_Exercise brief_
Line by line, repeat the data below exactly, beginning at the first line and ending at the line with "const footnotes = ['SE: Severe". Omit pictures.

Stored data:
START
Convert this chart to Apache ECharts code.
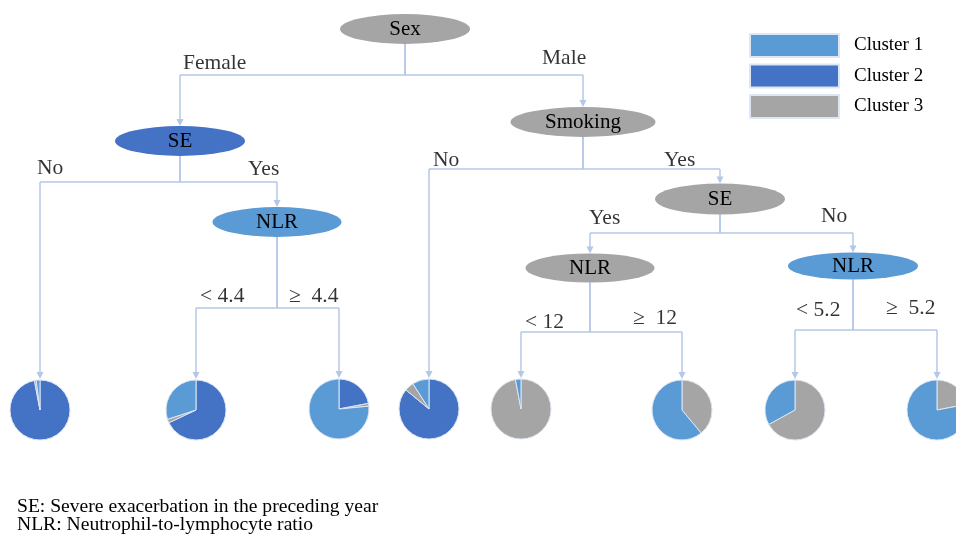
<!DOCTYPE html>
<html><head><meta charset="utf-8">
<script src="https://cdn.jsdelivr.net/npm/echarts@6/dist/echarts.min.js"></script>
<style>html,body{margin:0;padding:0;background:#fff}#c{width:956px;height:535px}</style>
</head><body><div id="c"></div>
<script>
// ---------- data ----------
const clusterNames = ['Cluster 1', 'Cluster 2', 'Cluster 3'];
const nodeNames = ['Sex', 'SE', 'NLR', 'Smoking', 'SE', 'NLR', 'NLR'];
const nodeCluster = [2, 1, 0, 2, 2, 2, 0]; // index into clusterNames
// leaf pies (percent of each cluster)
const leafCluster1 = [2, 30, 76.5, 9, 3, 61, 33, 78];
const leafCluster2 = [97, 68, 22, 86, 0, 0, 0, 0];
const leafCluster3 = [1, 2, 1.5, 5, 97, 39, 67, 22];
// edges: parent node index, child ('n' node / 'l' leaf + index), branch label
const edgeParent = [0, 0, 1, 1, 2, 2, 3, 3, 4, 4, 5, 5, 6, 6];
const edgeChild = ['n1', 'n3', 'l0', 'n2', 'l1', 'l2', 'l3', 'n4', 'n5', 'n6', 'l4', 'l5', 'l6', 'l7'];
const edgeLabels = ['Female', 'Male', 'No', 'Yes', '< 4.4', '\u2265  4.4', 'No', 'Yes', 'Yes', 'No', '< 12', '\u2265  12', '< 5.2', '\u2265  5.2'];
const footnotes = ['SE: Severe exacerbation in the preceding year', 'NLR: Neutrophil-to-lymphocyte ratio'];

// ---------- layout (diagram units) ----------
const nodeLayout = [[405, 29, 130, 30], [180, 141, 130, 30], [277, 222, 129, 30], [583, 122, 145, 30],
                    [720, 199, 130, 31], [590, 268, 129, 29], [853, 266, 130, 27]];
const forkY = [75, 182, 308, 169, 233, 332, 330];
const leafLayout = [[40, 410], [196, 410], [339, 409], [429, 409], [521, 409], [682, 410], [795, 410], [937, 410]];
const leafR = 30;
const labelLayout = [[183, 63], [542, 58], [37, 168], [248, 169], [200, 296], [289, 296], [433, 160], [664, 160],
                     [589, 218], [821, 216], [525, 322], [633, 318], [796, 310], [886, 308]];

// ---------- styles ----------
const colors = ['#5b9bd5', '#4472c4', '#a5a5a5'];
const lineColor = '#b4c7e7';
const serif = 'Liberation Serif';
const arrowSize = 7;

// build segments
const plainSegs = [], arrowSegs = [];
edgeParent.forEach((p, i) => {
  const pn = nodeLayout[p];
  const px = pn[0], pb = pn[1] + pn[3] / 2;
  const c = edgeChild[i];
  const idx = +c.slice(1);
  let cx, ct;
  if (c[0] === 'n') { cx = nodeLayout[idx][0]; ct = nodeLayout[idx][1] - nodeLayout[idx][3] / 2; }
  else { cx = leafLayout[idx][0]; ct = leafLayout[idx][1] - leafR - 1; }
  const fy = forkY[p];
  plainSegs.push({ coords: [[px, pb], [px, fy]] });
  plainSegs.push({ coords: [[px, fy], [cx, fy]] });
  arrowSegs.push({ coords: [[cx, fy], [cx, ct - arrowSize / 2]] });
});

const chart = echarts.init(document.getElementById('c'), null, { renderer: 'canvas' });

const baseOption = {
  animation: false,
  backgroundColor: '#fff',
  grid: { left: 0, right: 0, top: 0, bottom: 0 },
  xAxis: { type: 'value', min: 0, max: 956, show: false },
  yAxis: { type: 'value', min: 0, max: 535, inverse: true, show: false },
  legend: {
    data: clusterNames, orient: 'vertical', left: 749, top: 33, padding: 0,
    icon: 'rect', itemWidth: 89, itemHeight: 23, itemGap: 5.5, selectedMode: false,
    textStyle: { fontFamily: serif, fontSize: 19, lineHeight: 23, color: '#000', padding: [0, 0, 0, 10] }
  },
  series: [
    { type: 'lines', coordinateSystem: 'cartesian2d', silent: true, z: 1,
      symbol: 'none', lineStyle: { color: lineColor, width: 1.5, opacity: 1, curveness: 0 },
      data: plainSegs },
    { type: 'lines', coordinateSystem: 'cartesian2d', silent: true, z: 1,
      symbol: ['none', 'triangle'], symbolSize: arrowSize,
      lineStyle: { color: lineColor, width: 1.5, opacity: 1, curveness: 0 },
      data: arrowSegs },
    { type: 'scatter', silent: true, z: 3, symbol: 'circle',
      data: nodeNames.map((n, i) => ({
        name: n, value: [nodeLayout[i][0], nodeLayout[i][1]],
        symbolSize: [nodeLayout[i][2], nodeLayout[i][3]],
        itemStyle: { color: colors[nodeCluster[i]], opacity: 1 }
      })),
      label: { show: true, position: 'inside', formatter: p => p.name,
        fontFamily: serif, fontSize: 21, color: '#000' } },
    { type: 'scatter', silent: true, z: 3, symbol: 'circle', symbolSize: 0,
      data: edgeLabels.map((t, i) => ({ name: t, value: labelLayout[i] })),
      label: { show: true, position: 'right', distance: 0, formatter: p => p.name,
        fontFamily: serif, fontSize: 21.5, color: '#000' } }
  ],
  graphic: footnotes.map((t, i) => ({
    type: 'text', left: 17, top: 497 + i * 18,
    style: { text: t, font: '19.6px "Liberation Serif"', fill: '#000' }
  }))
};
chart.setOption(baseOption);

// pies positioned through the cartesian scale
const pieSeries = leafLayout.map((pos, i) => {
  const c = chart.convertToPixel({ gridIndex: 0 }, pos);
  const r = chart.convertToPixel({ gridIndex: 0 }, [pos[0] + leafR, pos[1]])[0] - c[0];
  return {
    type: 'pie', center: c, radius: r, startAngle: 90, clockwise: true, silent: true, z: 2,
    label: { show: false }, labelLine: { show: false }, emphasis: { disabled: true },
    itemStyle: { borderColor: '#dde6f4', borderWidth: 1 },
    data: [
      { name: clusterNames[1], value: leafCluster2[i], itemStyle: { color: colors[1] } },
      { name: clusterNames[2], value: leafCluster3[i], itemStyle: { color: colors[2] } },
      { name: clusterNames[0], value: leafCluster1[i], itemStyle: { color: colors[0] } }
    ]
  };
});
chart.setOption({ series: baseOption.series.concat(pieSeries) });
</script>
</body></html>
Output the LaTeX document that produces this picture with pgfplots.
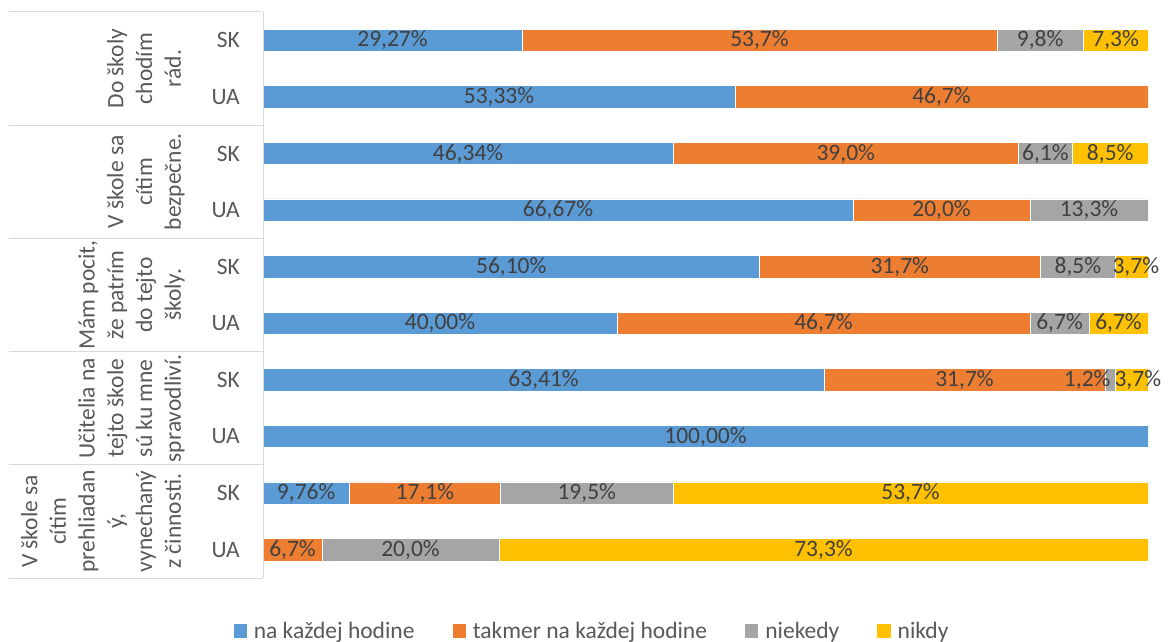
END
_Completed exercise_
Convert this chart to Apache ECharts code.
<!DOCTYPE html>
<html><head><meta charset="utf-8">
<script src="https://cdn.jsdelivr.net/npm/echarts@6/dist/echarts.min.js"></script>
<style>html,body{margin:0;padding:0;background:#fff}#c{width:956px;height:535px}</style>
</head><body><div id="c"></div>
<script>
// ---------- data ----------
const clusterNames = ['Cluster 1', 'Cluster 2', 'Cluster 3'];
const nodeNames = ['Sex', 'SE', 'NLR', 'Smoking', 'SE', 'NLR', 'NLR'];
const nodeCluster = [2, 1, 0, 2, 2, 2, 0]; // index into clusterNames
// leaf pies (percent of each cluster)
const leafCluster1 = [2, 30, 76.5, 9, 3, 61, 33, 78];
const leafCluster2 = [97, 68, 22, 86, 0, 0, 0, 0];
const leafCluster3 = [1, 2, 1.5, 5, 97, 39, 67, 22];
// edges: parent node index, child ('n' node / 'l' leaf + index), branch label
const edgeParent = [0, 0, 1, 1, 2, 2, 3, 3, 4, 4, 5, 5, 6, 6];
const edgeChild = ['n1', 'n3', 'l0', 'n2', 'l1', 'l2', 'l3', 'n4', 'n5', 'n6', 'l4', 'l5', 'l6', 'l7'];
const edgeLabels = ['Female', 'Male', 'No', 'Yes', '< 4.4', '\u2265  4.4', 'No', 'Yes', 'Yes', 'No', '< 12', '\u2265  12', '< 5.2', '\u2265  5.2'];
const footnotes = ['SE: Severe exacerbation in the preceding year', 'NLR: Neutrophil-to-lymphocyte ratio'];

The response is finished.